Tennessee legislators overwhelmingly approved Gov. Bill Haslam's cornerstone proposal for addressing affordability and accessibility issues plaguing higher education while at the same time making a substantial commitment toward future workforce preparedness: free community/technical college tuition. First unveiled in his February State of the State address, "Tennessee Promise" guarantees every graduating high school student may enjoy tuition-free attendance at any institution within the state's system of community colleges and colleges of applied technology.
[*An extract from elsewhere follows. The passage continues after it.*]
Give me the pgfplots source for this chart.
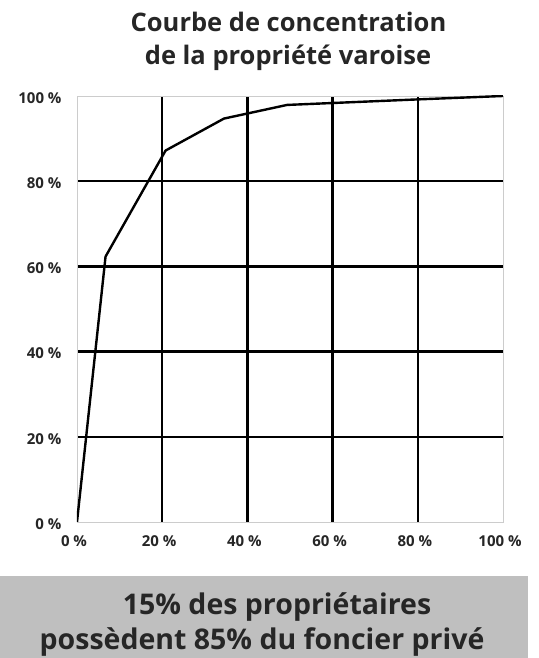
\documentclass[border=0pt]{standalone}
\usepackage{pgfplots}
\pgfplotsset{compat=1.18}
\usepackage{fontspec}
\setmainfont{Open Sans}[BoldFont={Open Sans Bold}]
\definecolor{txt}{HTML}{262626}
\definecolor{boxgray}{HTML}{BFBFBF}
\definecolor{frame}{HTML}{CCCCCC}
\begin{document}
\begin{tikzpicture}
\path[use as bounding box] (0pt,0pt) rectangle (538pt,658pt);
\fill[white] (0pt,0pt) rectangle (538pt,658pt);
\fill[boxgray] (0pt,0pt) rectangle (528pt,82pt);
\node[anchor=base, text=txt, font=\fontsize{25.5}{28}\selectfont\bfseries, inner sep=0pt] at (288.5pt,626pt) {Courbe de concentration};
\node[anchor=base, text=txt, font=\fontsize{25.5}{28}\selectfont\bfseries, inner sep=0pt] at (288pt,593pt) {de la propriété varoise};
\node[anchor=base, text=txt, font=\fontsize{28.5}{31}\selectfont\bfseries, inner sep=0pt] at (277pt,43pt) {15\% des propriétaires};
\node[anchor=base, text=txt, font=\fontsize{28.5}{31}\selectfont\bfseries, inner sep=0pt] at (262pt,8.5pt) {possèdent 85\% du foncier privé};
\begin{axis}[
  at={(77pt,136pt)}, anchor=south west,
  scale only axis, width=426pt, height=426pt,
  xmin=0, xmax=100, ymin=0, ymax=100,
  axis line style={frame, line width=0.8pt},
  xtick={20,40,60,80}, ytick={20,40,60,80},
  xticklabels={20 \%, 40 \%, 60 \%, 80 \%},
  yticklabels={20 \%, 40 \%, 60 \%, 80 \%},
  extra x ticks={0,100}, extra y ticks={0,100},
  extra x tick labels={0 \%, 100 \%},
  extra y tick labels={0 \%, 100 \%},
  extra tick style={grid=none},
  major tick length=0pt,
  grid=major,
  major grid style={black, line width=2.4pt},
  tick label style={text=txt, font=\fontsize{15}{17}\selectfont\bfseries},
  xticklabel style={yshift=-10pt, xshift=-3pt},
  yticklabel style={xshift=-12pt, yshift=-2pt},
]
\addplot[black, line width=2.4pt, line join=round] coordinates {
  (0,0) (6.7,62.3) (20.8,87.2) (34.5,94.7) (49.3,97.9) (80,99.2) (100,100)
};
\end{axis}
\end{tikzpicture}
\end{document}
The program, slated to start in the fall of 2015, will be designed to allow students to earn an associate's degree at the community and technical colleges or, if they choose, transfer to one of the state's public universities as juniors to complete a full-four year degree — effectively cutting the cost of college in half for participating students. Transferring credits from two-year to four-year schools, often a stumbling block in many states, is ensured through the Tennessee Transfer Pathways Guarantee, created by the governor and legislature in 2010.

To help further incentivize students to take advantage of the community college track, the legislation creating the Tennessee Promise also reduces the state's scholarship assistance for freshmen and sophomores attending the state's four-year universities.

It is expected that 55 percent of all Tennessee jobs will require a certificate, credentialing or degree by 2025. Presently, only 32 percent of the state's workforce can meet that standard. The Tennessee Promise is an aggressive commitment by the state's government to help its residents address this issue.

The Tennessee Promise will be funded through an endowment created from state lottery proceeds and administered by the Tennessee Student Assistance Corporation.